=== DATA EXCERPTS ===
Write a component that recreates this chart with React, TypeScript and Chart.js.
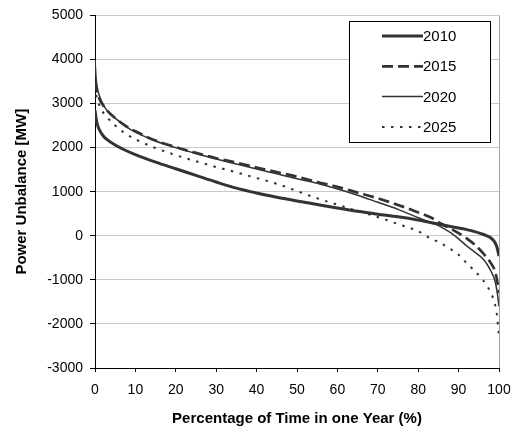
===
=== DATA EXCERPTS ===
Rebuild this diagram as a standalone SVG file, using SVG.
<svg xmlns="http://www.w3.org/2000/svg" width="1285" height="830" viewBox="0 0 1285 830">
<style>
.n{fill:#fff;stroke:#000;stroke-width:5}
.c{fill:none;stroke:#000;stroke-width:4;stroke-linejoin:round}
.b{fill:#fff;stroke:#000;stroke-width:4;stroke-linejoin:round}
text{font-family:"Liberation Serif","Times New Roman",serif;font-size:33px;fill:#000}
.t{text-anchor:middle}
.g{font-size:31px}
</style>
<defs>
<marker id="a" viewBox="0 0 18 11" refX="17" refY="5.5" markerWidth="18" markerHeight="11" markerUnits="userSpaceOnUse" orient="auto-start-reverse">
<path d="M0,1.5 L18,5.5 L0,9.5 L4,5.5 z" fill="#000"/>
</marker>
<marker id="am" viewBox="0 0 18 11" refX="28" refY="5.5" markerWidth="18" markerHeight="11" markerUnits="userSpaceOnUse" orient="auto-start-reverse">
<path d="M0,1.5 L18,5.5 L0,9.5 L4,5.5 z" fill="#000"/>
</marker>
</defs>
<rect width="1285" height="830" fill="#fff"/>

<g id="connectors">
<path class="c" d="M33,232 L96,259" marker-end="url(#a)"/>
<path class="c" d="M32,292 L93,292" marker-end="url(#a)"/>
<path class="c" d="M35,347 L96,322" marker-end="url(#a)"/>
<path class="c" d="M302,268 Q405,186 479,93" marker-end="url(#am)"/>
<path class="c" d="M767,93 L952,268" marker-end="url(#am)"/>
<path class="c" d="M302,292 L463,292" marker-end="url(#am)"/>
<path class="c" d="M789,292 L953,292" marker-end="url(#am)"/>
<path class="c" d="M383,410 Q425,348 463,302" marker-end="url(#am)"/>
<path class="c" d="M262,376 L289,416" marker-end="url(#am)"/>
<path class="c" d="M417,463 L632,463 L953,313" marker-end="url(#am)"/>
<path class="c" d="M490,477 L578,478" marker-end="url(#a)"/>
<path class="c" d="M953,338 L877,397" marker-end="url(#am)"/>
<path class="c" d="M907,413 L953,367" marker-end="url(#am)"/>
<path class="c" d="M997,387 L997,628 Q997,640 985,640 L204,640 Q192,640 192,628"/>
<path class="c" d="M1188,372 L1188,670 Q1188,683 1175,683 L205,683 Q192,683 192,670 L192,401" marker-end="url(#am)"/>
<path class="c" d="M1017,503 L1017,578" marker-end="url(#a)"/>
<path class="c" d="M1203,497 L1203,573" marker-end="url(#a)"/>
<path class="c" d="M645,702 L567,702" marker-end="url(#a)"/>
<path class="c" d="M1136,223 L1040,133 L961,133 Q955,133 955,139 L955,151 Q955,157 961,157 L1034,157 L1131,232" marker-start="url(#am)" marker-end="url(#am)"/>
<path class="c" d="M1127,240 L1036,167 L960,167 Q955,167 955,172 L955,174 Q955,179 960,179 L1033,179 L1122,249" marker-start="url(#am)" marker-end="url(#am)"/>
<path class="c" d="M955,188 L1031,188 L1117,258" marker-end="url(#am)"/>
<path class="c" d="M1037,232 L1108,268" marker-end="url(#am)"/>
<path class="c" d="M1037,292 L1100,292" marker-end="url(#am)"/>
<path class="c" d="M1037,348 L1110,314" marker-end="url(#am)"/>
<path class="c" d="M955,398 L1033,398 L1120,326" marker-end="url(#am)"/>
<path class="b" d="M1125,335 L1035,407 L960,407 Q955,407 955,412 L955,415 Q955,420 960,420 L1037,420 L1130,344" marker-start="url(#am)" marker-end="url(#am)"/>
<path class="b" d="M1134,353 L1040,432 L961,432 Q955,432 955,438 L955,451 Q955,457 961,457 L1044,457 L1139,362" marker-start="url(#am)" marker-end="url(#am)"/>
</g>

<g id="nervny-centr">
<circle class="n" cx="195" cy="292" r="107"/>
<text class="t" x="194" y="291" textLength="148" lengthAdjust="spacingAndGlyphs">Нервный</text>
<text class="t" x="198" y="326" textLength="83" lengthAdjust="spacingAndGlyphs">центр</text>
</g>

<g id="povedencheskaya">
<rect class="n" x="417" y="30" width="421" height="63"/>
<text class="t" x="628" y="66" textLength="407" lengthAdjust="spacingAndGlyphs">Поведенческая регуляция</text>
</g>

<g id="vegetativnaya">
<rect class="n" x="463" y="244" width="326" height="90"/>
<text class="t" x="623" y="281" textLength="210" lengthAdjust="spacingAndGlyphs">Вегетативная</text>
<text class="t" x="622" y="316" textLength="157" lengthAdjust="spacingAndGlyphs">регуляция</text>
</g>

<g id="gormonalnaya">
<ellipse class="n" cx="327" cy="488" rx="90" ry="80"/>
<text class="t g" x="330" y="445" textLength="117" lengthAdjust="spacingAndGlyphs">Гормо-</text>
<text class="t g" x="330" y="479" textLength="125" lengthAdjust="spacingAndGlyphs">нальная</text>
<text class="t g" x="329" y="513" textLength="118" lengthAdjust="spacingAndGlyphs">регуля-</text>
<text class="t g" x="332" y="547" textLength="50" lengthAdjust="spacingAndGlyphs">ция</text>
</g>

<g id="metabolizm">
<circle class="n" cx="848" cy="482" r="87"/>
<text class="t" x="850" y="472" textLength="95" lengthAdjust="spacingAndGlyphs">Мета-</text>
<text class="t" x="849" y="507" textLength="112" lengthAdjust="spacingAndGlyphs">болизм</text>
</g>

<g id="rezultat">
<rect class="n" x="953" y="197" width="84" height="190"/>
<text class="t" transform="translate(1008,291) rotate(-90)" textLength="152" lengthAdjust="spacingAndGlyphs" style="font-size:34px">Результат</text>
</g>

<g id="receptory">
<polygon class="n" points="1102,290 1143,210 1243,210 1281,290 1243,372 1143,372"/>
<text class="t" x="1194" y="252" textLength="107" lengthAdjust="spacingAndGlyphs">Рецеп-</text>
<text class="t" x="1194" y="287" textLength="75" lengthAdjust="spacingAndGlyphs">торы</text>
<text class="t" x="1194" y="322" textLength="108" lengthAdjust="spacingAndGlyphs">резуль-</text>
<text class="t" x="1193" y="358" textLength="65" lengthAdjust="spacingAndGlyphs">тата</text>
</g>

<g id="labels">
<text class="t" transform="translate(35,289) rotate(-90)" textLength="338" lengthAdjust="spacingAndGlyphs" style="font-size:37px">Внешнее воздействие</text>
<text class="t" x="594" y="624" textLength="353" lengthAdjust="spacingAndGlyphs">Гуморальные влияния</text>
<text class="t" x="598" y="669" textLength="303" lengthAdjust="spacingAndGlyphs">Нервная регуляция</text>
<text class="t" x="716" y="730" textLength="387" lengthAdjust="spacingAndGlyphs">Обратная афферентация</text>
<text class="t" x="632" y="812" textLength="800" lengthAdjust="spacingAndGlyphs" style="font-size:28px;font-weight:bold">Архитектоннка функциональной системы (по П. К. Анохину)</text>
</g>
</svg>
===
*AIM OF THE TASK*.
Count the lines above that contain the word "this", and give only that number.

*COMPLETED EXERCISE*.
2